Clyde Barr returns in “one of the best thrillers of the year” (The Washington Times) that “promises intense, edge-of-the-seat excitement to anyone who picks it up” (Nelson DeMille).
Clyde Barr, the drifter with lethal skills, is alone again, wandering the highways of the American West in search of something to believe in. As summer turns to autumn, he trades his car for a horse and heads for the mountains, planning to clear his head and regain his edge with some hunting.

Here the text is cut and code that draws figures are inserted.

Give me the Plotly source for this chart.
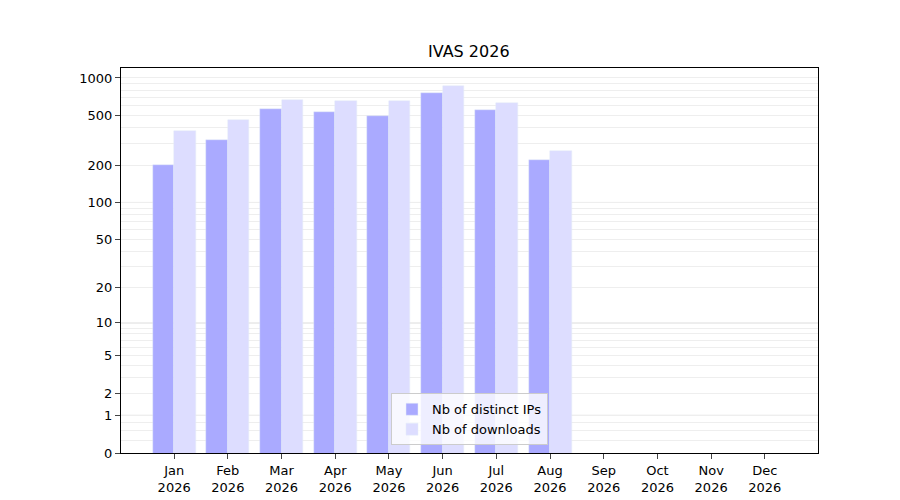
import plotly.graph_objects as go

months = ["Jan<br>2026","Feb<br>2026","Mar<br>2026","Apr<br>2026","May<br>2026","Jun<br>2026",
          "Jul<br>2026","Aug<br>2026","Sep<br>2026","Oct<br>2026","Nov<br>2026","Dec<br>2026"]
ips = [200, 319, 565, 535, 496, 758, 554, 220]
downloads = [376, 461, 667, 655, 655, 863, 630, 260]
tick_values = [0, 1, 2, 5, 10, 20, 50, 100, 200, 500, 1000]

# axis is log10(y+1)
x = list(range(len(ips)))
fig = go.Figure()
fig.add_bar(x=x, y=[v + 1 for v in ips], width=0.4, offset=-0.4, marker_color="#aaaaff",
            name="Nb of distinct IPs", hovertext=ips)
fig.add_bar(x=x, y=[v + 1 for v in downloads], width=0.4, offset=0, marker_color="#ddddff",
            name="Nb of downloads", hovertext=downloads)

minor = []
for d in [1, 10, 100, 1000]:
    for k in range(1, 10):
        v = d * k
        if v <= 1300:
            minor.append(v + 1)
minor += [1.25, 1.5, 1.75]

for v in [1, 10, 100]:
    fig.add_shape(type="line", xref="paper", x0=0, x1=1, y0=v + 1, y1=v + 1,
                  line=dict(color="#c8c8c8", width=1), layer="between")

fig.update_layout(
    width=900, height=500, plot_bgcolor="white", paper_bgcolor="white",
    margin=dict(l=113, r=90, t=60, b=55, autoexpand=False),
    title=dict(text="IVAS 2026", x=0.512, xanchor="center", y=0.925, font=dict(size=16, color="black")),
    font=dict(family="DejaVu Sans", size=13, color="black"),
    showlegend=True,
    legend=dict(x=0.5, y=0.02, xanchor="center", yanchor="bottom", bgcolor="rgba(255,255,255,0.8)",
                bordercolor="#cccccc", borderwidth=1, font=dict(size=13)),
    bargap=0,
)
fig.update_xaxes(range=[-0.99, 11.99], tickvals=list(range(12)), ticktext=months, showgrid=False,
                 showline=True, mirror=True, linecolor="black", ticks="outside", zeroline=False,
                 automargin=False)
fig.update_yaxes(type="log", range=[0, 3.08], tickvals=[v + 1 for v in tick_values],
                 ticktext=[str(v) for v in tick_values], showgrid=False,
                 minor=dict(tickvals=minor, showgrid=True, gridcolor="#eeeeee", ticks=""),
                 showline=True, mirror=True, linecolor="black", ticks="outside", zeroline=False,
                 automargin=False)
fig.write_html("out.html")
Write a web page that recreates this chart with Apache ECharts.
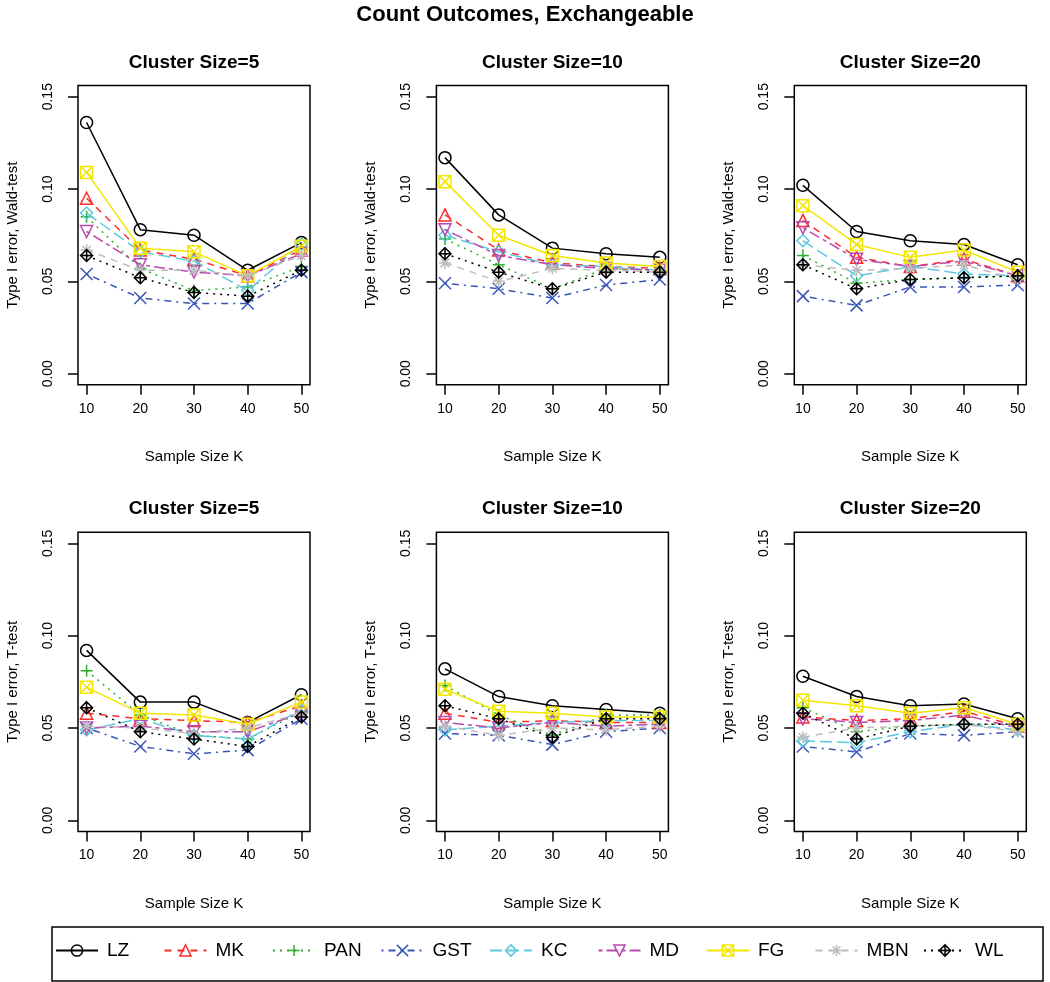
<!DOCTYPE html>
<html>
<head>
<meta charset="utf-8">
<script src="https://cdn.jsdelivr.net/npm/echarts@6/dist/echarts.min.js"></script>
<style>
html,body{margin:0;padding:0;background:#fff;}
#chart{width:1050px;height:982px;}
</style>
</head>
<body>
<div id="chart"></div>
<script>
// ---- data ----
const sampleSizes = [10, 20, 30, 40, 50];
const xTicks = [10, 20, 30, 40, 50];
const yTicks = [0, 0.05, 0.10, 0.15];
const methods = ['LZ', 'MK', 'PAN', 'GST', 'KC', 'MD', 'FG', 'MBN', 'WL'];
const panelTitles = ['Cluster Size=5', 'Cluster Size=10', 'Cluster Size=20'];
const mainTitle = 'Count Outcomes, Exchangeable';
const rowYNames = ['Type I error, Wald-test', 'Type I error, T-test'];
const xName = 'Sample Size K';

// rows follow methods order: LZ, MK, PAN, GST, KC, MD, FG, MBN, WL
const waldCS5 = [
  [0.136, 0.078, 0.075, 0.056, 0.071],
  [0.095, 0.067, 0.062, 0.053, 0.067],
  [0.085, 0.057, 0.045, 0.047, 0.058],
  [0.054, 0.041, 0.038, 0.038, 0.055],
  [0.087, 0.066, 0.061, 0.045, 0.070],
  [0.077, 0.059, 0.055, 0.053, 0.065],
  [0.109, 0.068, 0.066, 0.053, 0.069],
  [0.067, 0.056, 0.056, 0.053, 0.064],
  [0.064, 0.052, 0.044, 0.042, 0.056]
];
const waldCS10 = [
  [0.117, 0.086, 0.068, 0.065, 0.063],
  [0.086, 0.067, 0.060, 0.058, 0.057],
  [0.073, 0.059, 0.046, 0.057, 0.056],
  [0.049, 0.046, 0.041, 0.048, 0.051],
  [0.075, 0.066, 0.059, 0.058, 0.056],
  [0.078, 0.064, 0.059, 0.057, 0.056],
  [0.104, 0.075, 0.064, 0.060, 0.058],
  [0.060, 0.050, 0.057, 0.056, 0.055],
  [0.065, 0.055, 0.046, 0.055, 0.055]
];
const waldCS20 = [
  [0.102, 0.077, 0.072, 0.070, 0.059],
  [0.083, 0.063, 0.058, 0.062, 0.053],
  [0.064, 0.049, 0.051, 0.052, 0.053],
  [0.042, 0.037, 0.047, 0.047, 0.048],
  [0.072, 0.053, 0.058, 0.054, 0.053],
  [0.079, 0.062, 0.058, 0.061, 0.053],
  [0.091, 0.070, 0.063, 0.067, 0.055],
  [0.059, 0.056, 0.057, 0.059, 0.051],
  [0.059, 0.046, 0.051, 0.052, 0.053]
];
const tCS5 = [
  [0.092, 0.064, 0.064, 0.053, 0.068],
  [0.058, 0.055, 0.054, 0.053, 0.062],
  [0.081, 0.057, 0.046, 0.044, 0.059],
  [0.050, 0.040, 0.036, 0.038, 0.055],
  [0.049, 0.055, 0.046, 0.044, 0.060],
  [0.050, 0.051, 0.048, 0.048, 0.058],
  [0.072, 0.058, 0.057, 0.052, 0.064],
  [0.051, 0.050, 0.047, 0.050, 0.058],
  [0.061, 0.048, 0.044, 0.040, 0.056]
];
const tCS10 = [
  [0.082, 0.067, 0.062, 0.060, 0.058],
  [0.058, 0.053, 0.054, 0.053, 0.053],
  [0.073, 0.057, 0.046, 0.057, 0.057],
  [0.047, 0.046, 0.041, 0.048, 0.050],
  [0.049, 0.051, 0.053, 0.054, 0.054],
  [0.053, 0.050, 0.053, 0.051, 0.052],
  [0.071, 0.059, 0.058, 0.056, 0.056],
  [0.051, 0.046, 0.050, 0.049, 0.051],
  [0.062, 0.055, 0.045, 0.055, 0.055]
];
const tCS20 = [
  [0.078, 0.067, 0.062, 0.063, 0.055],
  [0.056, 0.054, 0.055, 0.059, 0.051],
  [0.061, 0.048, 0.051, 0.052, 0.052],
  [0.040, 0.037, 0.047, 0.046, 0.048],
  [0.043, 0.042, 0.048, 0.052, 0.049],
  [0.055, 0.053, 0.054, 0.057, 0.050],
  [0.065, 0.062, 0.058, 0.061, 0.052],
  [0.045, 0.050, 0.051, 0.052, 0.048],
  [0.058, 0.044, 0.051, 0.052, 0.052]
];
const panels = [waldCS5, waldCS10, waldCS20, tCS5, tCS10, tCS20];

// ---- styles ----
const FONT = 'Liberation Sans, Arial, sans-serif';
const colors = ['#000000', '#FF2A2A', '#2DB02D', '#3A55B8', '#5CC8E0', '#B84AB0', '#F2E600', '#BDBDBD', '#000000'];
const dashes = ['solid', [7, 6], [2, 5], [2, 5, 7, 5], [12, 5], [4, 4, 11, 4], 'solid', [7, 6], [2, 5]];
const symbols = [
  'circle',
  'path://M5,0L10,8.66L0,8.66Z',
  'path://M5,0L5,10M0,5L10,5',
  'path://M0,0L10,10M10,0L0,10',
  'path://M5,0L10,5L5,10L0,5Z',
  'path://M0,0L10,0L5,8.66Z',
  'path://M0,0L10,0L10,10L0,10ZM0,0L10,10M10,0L0,10',
  'path://M5,0L5,10M0,5L10,5M1.5,1.5L8.5,8.5M8.5,1.5L1.5,8.5',
  'path://M5,0L10,5L5,10L0,5ZM5,0L5,10M0,5L10,5'
];

const colLeft = [78, 436.4, 794.3];
const rowTop = [85.6, 532.2];
const boxW = 232, boxH = 299.2;

const grids = [], xAxes = [], yAxes = [], series = [], graphics = [];
graphics.push({type: 'text', x: 525, y: 15, style: {text: mainTitle, fontSize: 22, fontWeight: 'bold', fill: '#000', align: 'center', verticalAlign: 'middle', fontFamily: FONT}});

panels.forEach((panel, p) => {
  const r = Math.floor(p / 3), c = p % 3;
  grids.push({left: colLeft[c], top: rowTop[r], width: boxW, height: boxH, show: true, borderColor: '#000', borderWidth: 1.5, backgroundColor: 'transparent'});
  graphics.push({type: 'text', x: colLeft[c] + boxW / 2, y: rowTop[r] - 23, style: {text: panelTitles[c], fontSize: 19, fontWeight: 'bold', fill: '#000', align: 'center', verticalAlign: 'middle', fontFamily: FONT}});
  xAxes.push({
    type: 'value', gridIndex: p, min: 8.4, max: 51.6,
    axisLine: {show: false, onZero: false},
    splitLine: {show: false},
    axisTick: {show: true, length: 10, customValues: xTicks, lineStyle: {color: '#000', width: 1.5}},
    axisLabel: {customValues: xTicks, fontSize: 14, color: '#000', margin: 17, fontFamily: FONT},
    name: xName, nameLocation: 'middle', nameGap: 65,
    nameTextStyle: {fontSize: 15, color: '#000', fontFamily: FONT}
  });
  yAxes.push({
    type: 'value', gridIndex: p, min: -0.006, max: 0.156,
    axisLine: {show: false, onZero: false},
    splitLine: {show: false},
    axisTick: {show: true, length: 10, customValues: yTicks, lineStyle: {color: '#000', width: 1.5}},
    axisLabel: {customValues: yTicks, fontSize: 14, color: '#000', margin: 30, rotate: 90, align: 'center', verticalAlign: 'middle',
      formatter: v => v.toFixed(2), fontFamily: FONT},
    name: rowYNames[r], nameLocation: 'middle', nameGap: 58,
    nameTextStyle: {fontSize: 15, color: '#000', fontFamily: FONT}
  });
  methods.forEach((m, i) => {
    series.push({
      name: m, type: 'line', xAxisIndex: p, yAxisIndex: p,
      data: sampleSizes.map((k, j) => [k, panel[i][j]]),
      symbol: symbols[i], symbolSize: 12, showAllSymbol: true,
      lineStyle: {color: colors[i], width: 1.5, type: dashes[i]},
      itemStyle: {color: 'rgba(0,0,0,0)', borderColor: colors[i], borderWidth: 1.5},
      emphasis: {disabled: true}, animation: false, z: 2 + i
    });
  });
});

// legend: one ECharts legend per method, evenly spaced like the reference, inside a framed box
const legends = methods.map((m, i) => ({
  data: [m], left: 55 + i * 108.5, top: 941, orient: 'horizontal',
  itemWidth: 42, itemHeight: 14, padding: 0,
  selectedMode: false,
  itemStyle: {color: 'rgba(0,0,0,0)', borderColor: colors[i], borderWidth: 1.5},
  textStyle: {fontSize: 19, color: '#000', fontFamily: FONT, padding: [0, 0, 0, 4]}
}));
graphics.push({type: 'rect', shape: {x: 52, y: 927, width: 991, height: 54}, style: {fill: 'none', stroke: '#000', lineWidth: 1.5}, z: 100});

const chart = echarts.init(document.getElementById('chart'));
chart.setOption({
  backgroundColor: '#fff',
  animation: false,
  textStyle: {fontFamily: FONT},
  grid: grids, xAxis: xAxes, yAxis: yAxes, series: series,
  graphic: graphics,
  legend: legends
});
</script>
</body>
</html>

But when he runs across an elderly sick man—a Ute Indian from a nearby reservation—Clyde’s dream of solitude is quickly dashed.
On the reservation, Clyde finds the old man’s daughter, Lawana, as well as a group of menacing bikers called the Reapers running wild in the economically depressed, half-abandoned village. Gripped by the desire to do good in a bleak world, Clyde offers to stay on Lawana’s ranch to help out until her father is released from the hospital. He controls himself around the bikers, even when he sees them harass a few Native American women—but when the Reapers attack a local boy Clyde has to do something. As tensions rise between the locals and the Reapers, Clyde’s efforts to protect the reservation become a fight for his and Lawana’s lives. And then the stakes ratchet up even more.
A Promise to Kill is the edge-of-the-seat sequel to Nothing Short of Dying that “readers will have a hard time putting…down” (Publishers Weekly).
Storey's nail-biting sequel to 2016's Nothing Short of Dying finds drifter Clyde Barr, who has spent the last 16 years traveling in third-world countries, seeking solitude and serenity in the American West. After stumbling on Bud Nicholas, who's old and sick, on the road near the Ute reservation in northeast Utah, Clyde drives him to the clinic in the desolate town of Wakara, where Bud's daughter, Lawana, is a doctor. When Clyde learns that the widowed Lawana is feeling overwhelmed running her father's ranch with just her teenage son, he volunteers to help out. Meanwhile, the Reapers, a group of bikers, have arrived in Wakara, where they start intimidating the locals and lewdly accosting women. Clyde thinks the repeated provocations reflect a purpose more insidious than just messing with the Utes. Once Clyde uncovers the real reason the Reapers have come to Wakara, the action shifts into high gear. Readers will have a hard time putting this thriller down.)